- RECORDED INFORMATION:
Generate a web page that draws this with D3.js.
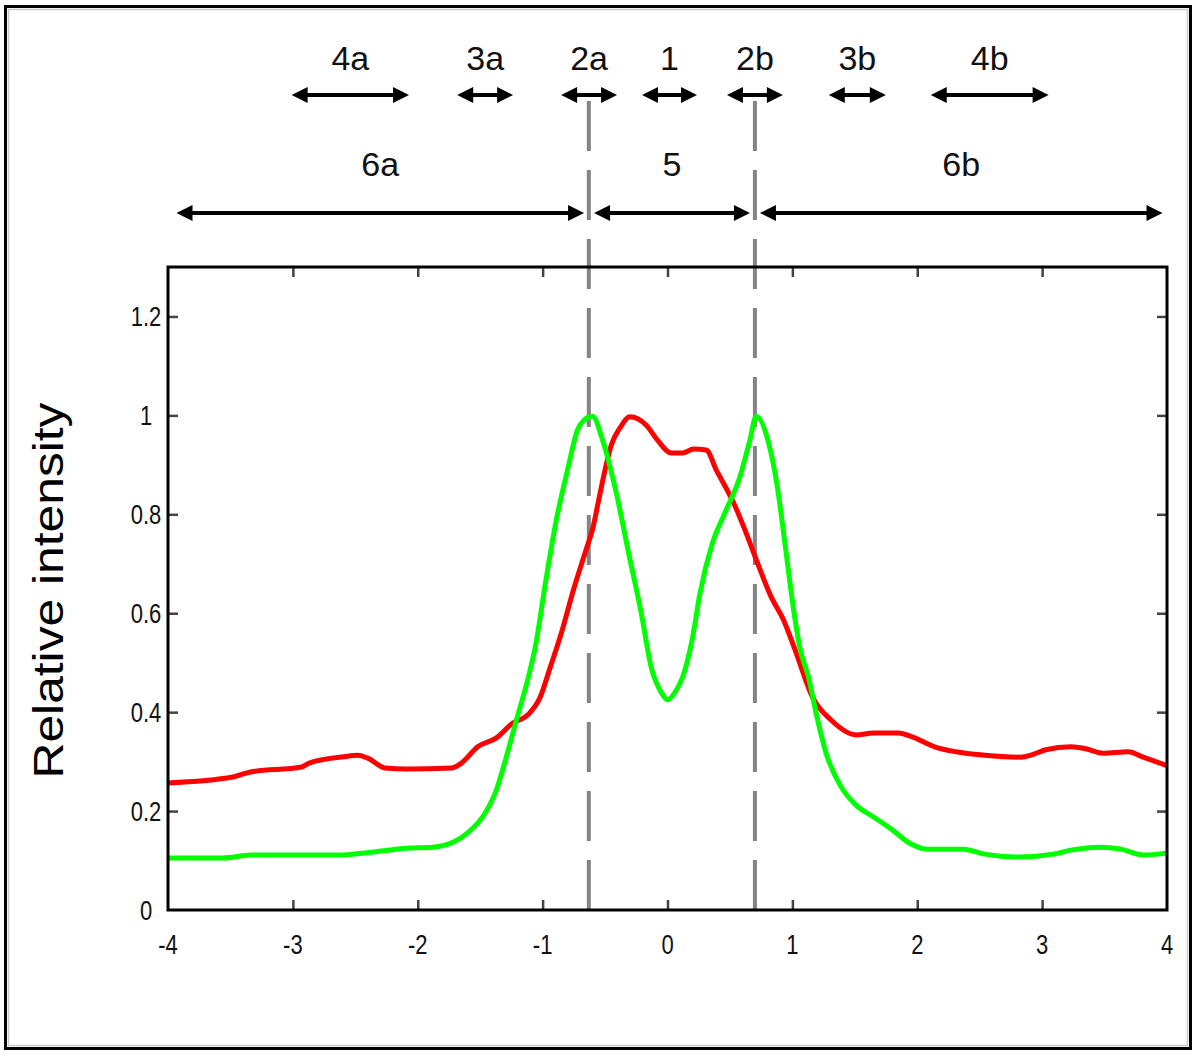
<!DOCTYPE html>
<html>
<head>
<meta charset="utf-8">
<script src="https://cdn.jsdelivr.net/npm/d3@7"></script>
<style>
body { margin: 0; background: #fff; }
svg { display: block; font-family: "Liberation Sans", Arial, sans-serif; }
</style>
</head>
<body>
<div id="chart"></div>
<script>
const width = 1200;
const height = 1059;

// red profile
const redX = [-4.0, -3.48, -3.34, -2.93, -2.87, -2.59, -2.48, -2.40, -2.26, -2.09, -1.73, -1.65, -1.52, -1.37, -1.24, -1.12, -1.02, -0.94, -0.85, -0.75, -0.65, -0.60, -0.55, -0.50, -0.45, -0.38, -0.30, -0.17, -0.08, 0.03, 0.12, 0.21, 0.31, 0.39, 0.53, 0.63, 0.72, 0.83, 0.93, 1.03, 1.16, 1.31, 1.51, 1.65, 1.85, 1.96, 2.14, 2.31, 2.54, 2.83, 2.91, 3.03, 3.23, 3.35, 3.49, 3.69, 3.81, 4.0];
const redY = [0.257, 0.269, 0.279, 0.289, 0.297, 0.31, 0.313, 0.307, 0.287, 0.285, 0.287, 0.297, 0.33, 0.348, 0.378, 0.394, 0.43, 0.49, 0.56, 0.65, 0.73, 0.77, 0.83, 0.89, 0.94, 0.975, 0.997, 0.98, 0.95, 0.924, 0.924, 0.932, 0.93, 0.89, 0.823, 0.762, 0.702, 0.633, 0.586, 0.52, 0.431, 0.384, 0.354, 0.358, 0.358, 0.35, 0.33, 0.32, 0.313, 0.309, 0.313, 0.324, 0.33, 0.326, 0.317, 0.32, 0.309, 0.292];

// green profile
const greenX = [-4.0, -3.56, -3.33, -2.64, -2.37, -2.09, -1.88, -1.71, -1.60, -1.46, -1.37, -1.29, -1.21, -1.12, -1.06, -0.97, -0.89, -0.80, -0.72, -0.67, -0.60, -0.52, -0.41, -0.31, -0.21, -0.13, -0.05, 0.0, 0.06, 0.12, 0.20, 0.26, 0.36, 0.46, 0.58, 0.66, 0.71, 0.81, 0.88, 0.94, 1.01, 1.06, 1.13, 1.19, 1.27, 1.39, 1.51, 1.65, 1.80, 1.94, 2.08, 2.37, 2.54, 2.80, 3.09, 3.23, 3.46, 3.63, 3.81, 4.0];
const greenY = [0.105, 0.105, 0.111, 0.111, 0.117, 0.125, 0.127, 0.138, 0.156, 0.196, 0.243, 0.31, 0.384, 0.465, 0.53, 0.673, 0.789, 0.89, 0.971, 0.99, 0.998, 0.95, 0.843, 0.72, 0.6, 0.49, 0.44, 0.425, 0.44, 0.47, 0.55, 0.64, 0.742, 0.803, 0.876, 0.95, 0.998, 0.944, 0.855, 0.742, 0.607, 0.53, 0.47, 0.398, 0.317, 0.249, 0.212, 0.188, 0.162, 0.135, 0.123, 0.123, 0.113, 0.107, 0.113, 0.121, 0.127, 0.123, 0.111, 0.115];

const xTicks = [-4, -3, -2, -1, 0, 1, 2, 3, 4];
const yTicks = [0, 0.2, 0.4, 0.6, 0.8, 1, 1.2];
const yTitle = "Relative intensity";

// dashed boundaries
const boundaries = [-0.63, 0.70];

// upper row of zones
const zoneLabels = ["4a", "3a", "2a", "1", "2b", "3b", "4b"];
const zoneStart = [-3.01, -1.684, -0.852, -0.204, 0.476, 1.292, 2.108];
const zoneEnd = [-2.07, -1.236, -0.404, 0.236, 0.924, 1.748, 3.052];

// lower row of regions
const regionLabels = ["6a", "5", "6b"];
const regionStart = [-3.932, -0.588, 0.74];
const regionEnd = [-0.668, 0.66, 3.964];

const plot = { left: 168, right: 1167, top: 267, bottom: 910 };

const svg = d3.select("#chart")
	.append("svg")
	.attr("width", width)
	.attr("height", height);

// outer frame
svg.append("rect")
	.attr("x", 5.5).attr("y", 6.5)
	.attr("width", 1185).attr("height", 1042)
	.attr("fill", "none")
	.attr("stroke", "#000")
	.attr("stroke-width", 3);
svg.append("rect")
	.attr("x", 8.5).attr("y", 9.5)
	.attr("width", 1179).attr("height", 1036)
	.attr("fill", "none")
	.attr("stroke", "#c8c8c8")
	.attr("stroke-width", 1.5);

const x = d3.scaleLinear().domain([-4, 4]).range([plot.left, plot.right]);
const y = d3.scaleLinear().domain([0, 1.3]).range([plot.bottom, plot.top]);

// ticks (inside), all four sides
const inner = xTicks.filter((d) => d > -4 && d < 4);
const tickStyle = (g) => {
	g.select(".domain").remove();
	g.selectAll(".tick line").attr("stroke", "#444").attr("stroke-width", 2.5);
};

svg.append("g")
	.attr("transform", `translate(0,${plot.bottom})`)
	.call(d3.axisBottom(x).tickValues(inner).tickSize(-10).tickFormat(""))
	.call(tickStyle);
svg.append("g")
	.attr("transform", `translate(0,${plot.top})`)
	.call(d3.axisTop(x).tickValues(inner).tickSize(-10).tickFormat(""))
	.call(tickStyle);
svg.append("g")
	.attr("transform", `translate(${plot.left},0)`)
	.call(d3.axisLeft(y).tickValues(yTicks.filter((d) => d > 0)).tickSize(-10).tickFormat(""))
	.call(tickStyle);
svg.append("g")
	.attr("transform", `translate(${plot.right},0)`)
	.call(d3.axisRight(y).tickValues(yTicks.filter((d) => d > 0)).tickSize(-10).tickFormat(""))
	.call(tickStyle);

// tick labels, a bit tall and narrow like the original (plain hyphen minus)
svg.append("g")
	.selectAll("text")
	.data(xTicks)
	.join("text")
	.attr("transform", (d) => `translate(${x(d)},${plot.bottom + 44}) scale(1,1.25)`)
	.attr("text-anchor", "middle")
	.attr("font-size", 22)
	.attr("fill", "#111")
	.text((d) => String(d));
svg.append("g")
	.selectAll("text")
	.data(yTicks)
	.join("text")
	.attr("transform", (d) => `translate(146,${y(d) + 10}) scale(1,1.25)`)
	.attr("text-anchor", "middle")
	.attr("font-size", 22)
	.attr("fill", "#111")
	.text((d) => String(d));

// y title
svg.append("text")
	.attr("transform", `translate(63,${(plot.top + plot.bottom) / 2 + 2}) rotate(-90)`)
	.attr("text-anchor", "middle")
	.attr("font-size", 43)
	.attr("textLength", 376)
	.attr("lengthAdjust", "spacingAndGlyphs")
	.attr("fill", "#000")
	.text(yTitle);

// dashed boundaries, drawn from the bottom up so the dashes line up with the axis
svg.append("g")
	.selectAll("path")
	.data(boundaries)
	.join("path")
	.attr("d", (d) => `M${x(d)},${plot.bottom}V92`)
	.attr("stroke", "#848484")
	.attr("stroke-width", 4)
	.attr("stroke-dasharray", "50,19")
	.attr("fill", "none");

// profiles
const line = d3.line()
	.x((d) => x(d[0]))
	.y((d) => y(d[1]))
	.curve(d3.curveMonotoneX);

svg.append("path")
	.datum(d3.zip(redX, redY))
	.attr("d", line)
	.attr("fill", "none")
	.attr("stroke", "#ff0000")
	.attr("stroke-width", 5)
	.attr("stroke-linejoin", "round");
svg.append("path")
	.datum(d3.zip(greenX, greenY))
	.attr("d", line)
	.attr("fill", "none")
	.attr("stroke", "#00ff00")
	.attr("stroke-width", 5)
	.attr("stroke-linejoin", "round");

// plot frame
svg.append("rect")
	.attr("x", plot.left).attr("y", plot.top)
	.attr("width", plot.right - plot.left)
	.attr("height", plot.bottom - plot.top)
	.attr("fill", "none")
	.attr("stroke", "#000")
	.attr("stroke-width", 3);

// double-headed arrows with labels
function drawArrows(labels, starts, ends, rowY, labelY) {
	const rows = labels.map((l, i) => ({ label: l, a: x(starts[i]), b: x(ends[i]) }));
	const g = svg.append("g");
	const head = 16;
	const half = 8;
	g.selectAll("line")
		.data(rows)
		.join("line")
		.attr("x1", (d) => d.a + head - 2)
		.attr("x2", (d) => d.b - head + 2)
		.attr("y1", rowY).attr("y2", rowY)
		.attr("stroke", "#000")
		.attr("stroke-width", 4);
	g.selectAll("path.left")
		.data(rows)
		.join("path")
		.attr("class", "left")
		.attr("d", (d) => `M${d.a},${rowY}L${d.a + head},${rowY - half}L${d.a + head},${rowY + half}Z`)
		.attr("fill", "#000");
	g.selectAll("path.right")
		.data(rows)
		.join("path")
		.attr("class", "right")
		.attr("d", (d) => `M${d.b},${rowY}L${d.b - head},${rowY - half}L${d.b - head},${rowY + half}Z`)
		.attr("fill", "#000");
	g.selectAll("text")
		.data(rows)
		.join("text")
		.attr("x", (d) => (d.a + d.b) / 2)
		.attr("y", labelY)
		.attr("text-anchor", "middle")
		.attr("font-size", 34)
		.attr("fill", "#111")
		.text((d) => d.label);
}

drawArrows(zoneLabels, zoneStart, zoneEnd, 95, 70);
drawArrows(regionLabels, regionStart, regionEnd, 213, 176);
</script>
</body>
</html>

- GIVEN INSTRUCTION:
Your task is to reproduce exactly the lines from the start of the data above through the line containing "const height = 1059;", leaving every picture out.

- FINISHED TASK:
Generate a web page that draws this with D3.js.
<!DOCTYPE html>
<html>
<head>
<meta charset="utf-8">
<script src="https://cdn.jsdelivr.net/npm/d3@7"></script>
<style>
body { margin: 0; background: #fff; }
svg { display: block; font-family: "Liberation Sans", Arial, sans-serif; }
</style>
</head>
<body>
<div id="chart"></div>
<script>
const width = 1200;
const height = 1059;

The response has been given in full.